**Problem statement**
Return only the lines from the top of the data down to the one that holds "(0,0) rectangle (661,-483);", both included, without any pictures.
[begin Record set]
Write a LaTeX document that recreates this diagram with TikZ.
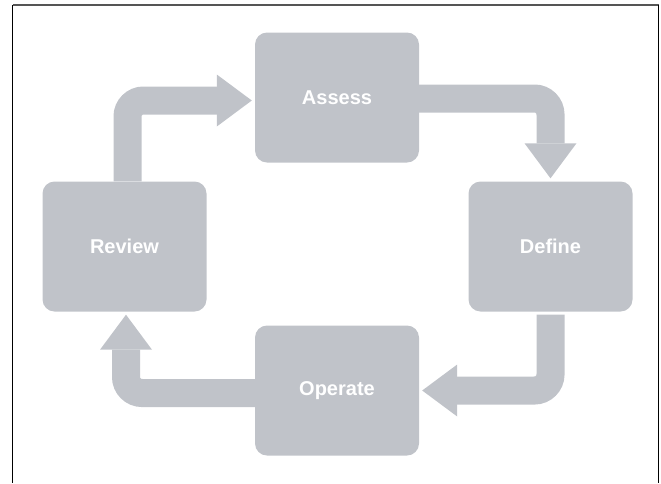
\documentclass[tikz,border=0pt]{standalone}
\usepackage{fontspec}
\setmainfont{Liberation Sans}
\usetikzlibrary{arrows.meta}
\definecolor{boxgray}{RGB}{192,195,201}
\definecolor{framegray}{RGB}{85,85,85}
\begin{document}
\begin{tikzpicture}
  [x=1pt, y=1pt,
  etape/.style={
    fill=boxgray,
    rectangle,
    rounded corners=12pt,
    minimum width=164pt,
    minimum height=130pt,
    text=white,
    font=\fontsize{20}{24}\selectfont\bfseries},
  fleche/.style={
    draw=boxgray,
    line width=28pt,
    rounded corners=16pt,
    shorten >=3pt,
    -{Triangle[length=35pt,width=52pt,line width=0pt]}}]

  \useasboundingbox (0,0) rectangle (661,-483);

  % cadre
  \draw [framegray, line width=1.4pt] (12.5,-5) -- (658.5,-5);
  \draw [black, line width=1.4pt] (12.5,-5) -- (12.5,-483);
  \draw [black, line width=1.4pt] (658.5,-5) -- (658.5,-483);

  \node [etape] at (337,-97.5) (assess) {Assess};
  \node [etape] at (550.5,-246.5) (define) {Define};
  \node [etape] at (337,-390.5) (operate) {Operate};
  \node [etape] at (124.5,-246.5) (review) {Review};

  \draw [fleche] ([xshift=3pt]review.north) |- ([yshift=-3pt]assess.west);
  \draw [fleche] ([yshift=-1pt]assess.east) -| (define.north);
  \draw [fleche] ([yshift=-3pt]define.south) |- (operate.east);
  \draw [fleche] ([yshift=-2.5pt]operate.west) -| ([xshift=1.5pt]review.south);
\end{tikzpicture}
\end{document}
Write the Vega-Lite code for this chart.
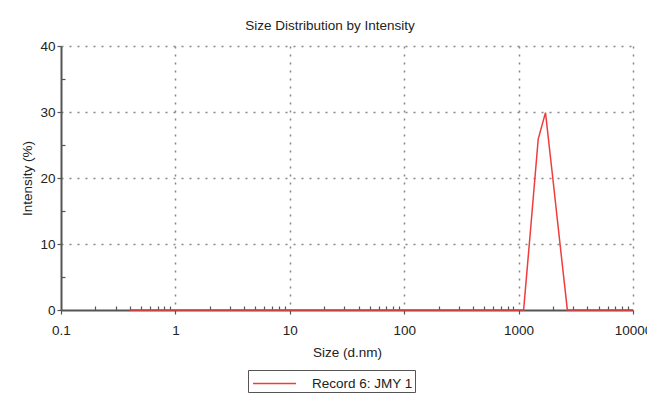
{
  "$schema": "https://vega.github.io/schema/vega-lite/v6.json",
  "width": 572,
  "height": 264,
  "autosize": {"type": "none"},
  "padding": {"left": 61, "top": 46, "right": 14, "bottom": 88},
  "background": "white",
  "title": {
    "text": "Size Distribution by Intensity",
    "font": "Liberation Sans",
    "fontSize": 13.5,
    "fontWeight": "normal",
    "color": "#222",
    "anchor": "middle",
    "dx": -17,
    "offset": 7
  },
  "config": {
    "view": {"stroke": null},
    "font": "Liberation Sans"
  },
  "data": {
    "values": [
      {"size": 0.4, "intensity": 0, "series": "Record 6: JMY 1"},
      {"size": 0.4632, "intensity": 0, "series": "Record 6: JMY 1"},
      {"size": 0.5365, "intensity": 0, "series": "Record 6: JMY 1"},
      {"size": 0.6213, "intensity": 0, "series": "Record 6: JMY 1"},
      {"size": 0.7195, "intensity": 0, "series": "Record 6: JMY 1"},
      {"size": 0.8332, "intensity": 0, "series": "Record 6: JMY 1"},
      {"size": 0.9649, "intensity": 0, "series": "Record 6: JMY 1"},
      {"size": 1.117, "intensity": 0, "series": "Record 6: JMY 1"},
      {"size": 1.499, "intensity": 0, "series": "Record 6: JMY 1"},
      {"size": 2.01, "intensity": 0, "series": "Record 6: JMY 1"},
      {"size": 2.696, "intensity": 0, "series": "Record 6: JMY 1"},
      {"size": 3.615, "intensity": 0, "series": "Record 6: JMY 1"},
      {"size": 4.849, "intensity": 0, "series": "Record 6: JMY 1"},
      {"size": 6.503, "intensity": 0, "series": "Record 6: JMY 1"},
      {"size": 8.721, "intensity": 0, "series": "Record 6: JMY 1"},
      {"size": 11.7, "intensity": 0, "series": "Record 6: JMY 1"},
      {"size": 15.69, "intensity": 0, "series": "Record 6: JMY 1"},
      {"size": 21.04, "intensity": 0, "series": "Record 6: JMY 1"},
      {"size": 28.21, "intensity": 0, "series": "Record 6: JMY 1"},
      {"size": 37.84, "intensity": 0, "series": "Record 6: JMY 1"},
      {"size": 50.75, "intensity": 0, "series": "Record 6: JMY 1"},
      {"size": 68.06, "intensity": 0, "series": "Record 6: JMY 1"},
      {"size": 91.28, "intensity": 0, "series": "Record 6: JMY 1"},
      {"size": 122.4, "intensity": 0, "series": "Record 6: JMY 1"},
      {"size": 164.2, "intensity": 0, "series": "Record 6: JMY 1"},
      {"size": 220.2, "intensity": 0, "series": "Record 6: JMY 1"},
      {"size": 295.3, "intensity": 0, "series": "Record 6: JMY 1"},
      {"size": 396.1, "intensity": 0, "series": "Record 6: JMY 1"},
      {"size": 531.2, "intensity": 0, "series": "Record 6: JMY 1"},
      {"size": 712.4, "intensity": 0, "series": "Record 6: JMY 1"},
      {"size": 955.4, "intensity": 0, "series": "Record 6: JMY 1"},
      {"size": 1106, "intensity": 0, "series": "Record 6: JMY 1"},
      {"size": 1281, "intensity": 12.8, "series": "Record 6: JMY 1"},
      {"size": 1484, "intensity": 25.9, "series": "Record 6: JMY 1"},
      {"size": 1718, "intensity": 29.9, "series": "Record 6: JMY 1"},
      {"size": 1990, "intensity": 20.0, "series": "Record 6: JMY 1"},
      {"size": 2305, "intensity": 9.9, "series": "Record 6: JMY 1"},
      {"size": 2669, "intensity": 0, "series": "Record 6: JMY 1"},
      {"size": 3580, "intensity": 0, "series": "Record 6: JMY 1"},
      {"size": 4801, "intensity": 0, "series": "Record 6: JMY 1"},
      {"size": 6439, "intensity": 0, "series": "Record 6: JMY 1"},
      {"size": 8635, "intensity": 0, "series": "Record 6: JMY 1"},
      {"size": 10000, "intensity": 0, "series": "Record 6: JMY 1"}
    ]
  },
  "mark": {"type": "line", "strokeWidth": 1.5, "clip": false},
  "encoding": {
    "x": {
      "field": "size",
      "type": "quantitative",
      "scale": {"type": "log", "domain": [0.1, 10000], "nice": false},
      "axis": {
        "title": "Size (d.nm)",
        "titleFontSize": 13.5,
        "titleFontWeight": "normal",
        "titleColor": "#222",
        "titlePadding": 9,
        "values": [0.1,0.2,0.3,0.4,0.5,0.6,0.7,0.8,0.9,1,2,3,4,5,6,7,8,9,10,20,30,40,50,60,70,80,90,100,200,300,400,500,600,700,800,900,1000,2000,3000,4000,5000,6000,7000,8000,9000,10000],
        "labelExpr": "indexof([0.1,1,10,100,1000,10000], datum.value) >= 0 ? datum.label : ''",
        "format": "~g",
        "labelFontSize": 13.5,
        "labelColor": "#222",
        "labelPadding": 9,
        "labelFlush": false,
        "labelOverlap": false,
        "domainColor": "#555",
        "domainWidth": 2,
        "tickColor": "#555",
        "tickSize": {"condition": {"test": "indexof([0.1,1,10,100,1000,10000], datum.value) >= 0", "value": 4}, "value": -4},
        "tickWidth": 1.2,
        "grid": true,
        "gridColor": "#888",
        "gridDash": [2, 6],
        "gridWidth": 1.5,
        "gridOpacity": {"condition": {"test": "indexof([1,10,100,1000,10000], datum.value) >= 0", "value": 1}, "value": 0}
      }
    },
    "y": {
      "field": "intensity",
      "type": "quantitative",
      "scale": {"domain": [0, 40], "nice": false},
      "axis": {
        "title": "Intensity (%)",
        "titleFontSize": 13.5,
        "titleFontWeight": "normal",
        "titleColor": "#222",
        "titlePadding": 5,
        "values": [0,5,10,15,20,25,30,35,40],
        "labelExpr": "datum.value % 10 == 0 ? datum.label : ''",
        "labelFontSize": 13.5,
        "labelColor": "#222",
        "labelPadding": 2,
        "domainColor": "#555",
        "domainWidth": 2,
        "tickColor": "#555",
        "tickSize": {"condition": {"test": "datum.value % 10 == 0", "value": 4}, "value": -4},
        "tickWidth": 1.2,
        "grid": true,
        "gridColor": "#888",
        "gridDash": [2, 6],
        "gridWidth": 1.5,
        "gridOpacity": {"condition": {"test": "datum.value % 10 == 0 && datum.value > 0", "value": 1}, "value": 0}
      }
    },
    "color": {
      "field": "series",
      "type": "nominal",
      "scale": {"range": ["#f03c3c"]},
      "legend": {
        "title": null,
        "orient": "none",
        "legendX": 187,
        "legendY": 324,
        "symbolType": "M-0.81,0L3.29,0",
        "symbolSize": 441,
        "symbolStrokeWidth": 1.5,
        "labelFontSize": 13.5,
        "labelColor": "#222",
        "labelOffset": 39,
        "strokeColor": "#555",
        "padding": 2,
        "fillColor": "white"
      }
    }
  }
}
[end Record set]
**Result below**
Write a LaTeX document that recreates this diagram with TikZ.
\documentclass[tikz,border=0pt]{standalone}
\usepackage{fontspec}
\setmainfont{Liberation Sans}
\usetikzlibrary{arrows.meta}
\definecolor{boxgray}{RGB}{192,195,201}
\definecolor{framegray}{RGB}{85,85,85}
\begin{document}
\begin{tikzpicture}
  [x=1pt, y=1pt,
  etape/.style={
    fill=boxgray,
    rectangle,
    rounded corners=12pt,
    minimum width=164pt,
    minimum height=130pt,
    text=white,
    font=\fontsize{20}{24}\selectfont\bfseries},
  fleche/.style={
    draw=boxgray,
    line width=28pt,
    rounded corners=16pt,
    shorten >=3pt,
    -{Triangle[length=35pt,width=52pt,line width=0pt]}}]

  \useasboundingbox (0,0) rectangle (661,-483);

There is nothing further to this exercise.